La città ideale per Michele Grassadonia, originario delle terre di Sicilia, è Siena con i suoi caldi colori, con la sua dimensione a misura d’uomo, con il suo carico di storia e tradizioni che rende gustosa la vita. Un luogo in cui Michele intravvede la possibilità di realizzare il suo sogno ecologista, ossia vivere un anno in una casa senza sprechi, facendosi la doccia con acqua piovana o la barba pedalando per generare corrente.
Fissato con l’ambiente, il rispetto del pianeta e il riciclaggio, il nostro protagonista ha sviluppato una tale quantità di abitudini maniacali dall’essere diventato poco popolare tra i colleghi e, in generale, venir considerato “strambo” dai più.

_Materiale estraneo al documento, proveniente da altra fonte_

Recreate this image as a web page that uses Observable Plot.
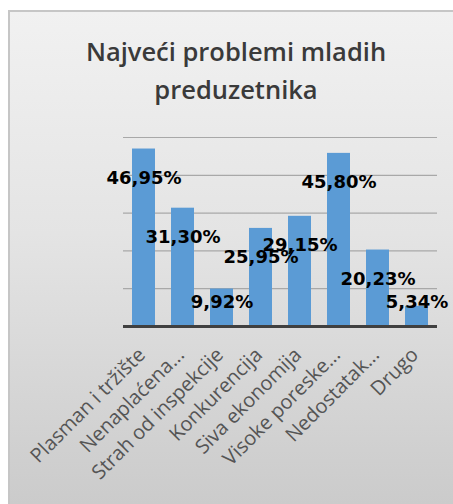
<!DOCTYPE html>
<html>
<head>
<meta charset="utf-8">
<script src="https://cdn.jsdelivr.net/npm/d3@7"></script>
<script src="https://cdn.jsdelivr.net/npm/@observablehq/plot@0.6"></script>
<style>
  html, body { margin: 0; padding: 0; background: #ffffff; }
  body { width: 453px; height: 504px; position: relative; overflow: hidden; }
  #panel {
    position: absolute; left: 8px; top: 10px; width: 445px; height: 494px;
    box-sizing: border-box;
    border-top: 2px solid #c6c6c6; border-left: 2px solid #c6c6c6;
    background: linear-gradient(to bottom, #f1f1f1 0%, #e4e4e4 45%, #cbcbcb 100%);
  }
  #title {
    position: absolute; left: 0; top: 32px; width: 472px;
    text-align: center; font-family: "Open Sans", sans-serif; font-weight: 600;
    font-size: 25.5px; line-height: 38px; color: #3a3a3a;
  }
  #chart { position: absolute; left: 0; top: 120px; }
</style>
</head>
<body>
<div id="panel"></div>
<div id="title">Najveći problemi mladih<br>preduzetnika</div>
<div id="chart"></div>
<script>
const categories = ["Plasman i tržište", "Nenaplaćena...", "Strah od inspekcije", "Konkurencija", "Siva ekonomija", "Visoke poreske...", "Nedostatak...", "Drugo"];
const values = [46.95, 31.30, 9.92, 25.95, 29.15, 45.80, 20.23, 5.34];
const labels = ["46,95%", "31,30%", "9,92%", "25,95%", "29,15%", "45,80%", "20,23%", "5,34%"];
const gridTicks = [10, 20, 30, 40, 50];

const data = categories.map((c, i) => ({category: c, value: values[i], label: labels[i]}));

const chart = Plot.plot({
  width: 453,
  height: 384,
  marginLeft: 123,
  marginRight: 16,
  marginTop: 17,
  marginBottom: 178,
  style: {background: "transparent", fontFamily: "'Open Sans', sans-serif", overflow: "visible"},
  x: {domain: categories, paddingInner: 0.414, paddingOuter: 0.207, label: null},
  y: {domain: [0, 50], axis: null},
  marks: [
    Plot.ruleY(gridTicks, {stroke: "#a8a8a8", strokeWidth: 1.2}),
    Plot.barY(data, {x: "category", y: "value", fill: "#5b9bd5"}),
    Plot.ruleY([0], {stroke: "#404040", strokeWidth: 3}),
    Plot.axisX({tickRotate: -45, tickSize: 0, tickPadding: 25, dx: -2, fontSize: 20, fill: "#555555", label: null}),
    Plot.text(data, {x: "category", y: d => Math.max(d.value, 14), dy: 29, text: "label",
      fontSize: 18, fontWeight: "bold", fill: "#000000", fontFamily: "'DejaVu Sans', sans-serif"})
  ]
});
document.getElementById("chart").appendChild(chart);
</script>
</body>
</html>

Una sera il nostro “emarginato” (anche se per una buona causa), a bordo di auto elettrica (!), accetta – nonostante il turbolento meteo – di fare da chaperon a una collega che abita in provincia e mai idea fu più nefasta. Complice la scarsa visibilità, Michele prima colpisce un oggetto non identificato, poi va a sbattere contro la fiancata di un veicolo parcheggiato e alla fine presta soccorso a un uomo accasciato sul ciglio della strada, cosa che gli costerà nell’immediato la serata e l’automobile, quindi il sonno e infine la fedina penale.
Esatto, questo film sobrio, che è approdato qualche giorno fa quasi in punta di piedi nelle sale cinematografiche, mostra l’annientamento di una persona qualunque quando, dalla sera alla mattina, si trova a dover giustificare ogni azione e ogni lemma espresso difronte alle autorità, col risultato che in poco tempo distrugge con le proprie mani tutta la sua vita.
Il pubblico cade subito nelle maglie di questo racconto che inizia spensierato, passa ben presto al grottesco e approda al noir per chiudere drammaticamente: s’inizia la visione col sorriso, poi s’aggiunge lo stupore, si scivola nella tristezza e all’ultima scena siamo tutti ammutoliti e scorati.
La narrazione è semplice e al contempo efficace: dimostra come le azioni possano essere percepite differentemente a seconda del coinvolgimento, delle emozioni e soprattutto delle convinzioni; e come possa essere difficile (anzi, talvolta impossibile) provare in un’aula di giustizia le più diffuse e banali azioni (e sfighe!) quotidiane.
Da un certo punto di vista potrebbe apparire come la storia di un idealista che cade nel gorgo della giustizia e si ritrova a fronteggiare le inaspettate conseguenze negative di una buona azione, oppure come la dimostrazione che il non essere conformati al sistema sia pericoloso e possa mettere a repentaglio la nostra esistenza. Nei fatti però “la città ideale” non si presenta come un film sul lato oscuro della macchina giudiziaria, né vuole denunciare i limiti delle persone che rappresentano lo Stato, ma è solo un semplice e disarmante –molto kafkiano – così è se vi pare.
Questa intrigante storia di un uomo qualunque, che saggiamente mantiene le distanze dalla docu-fiction, merita una visione (e un commento).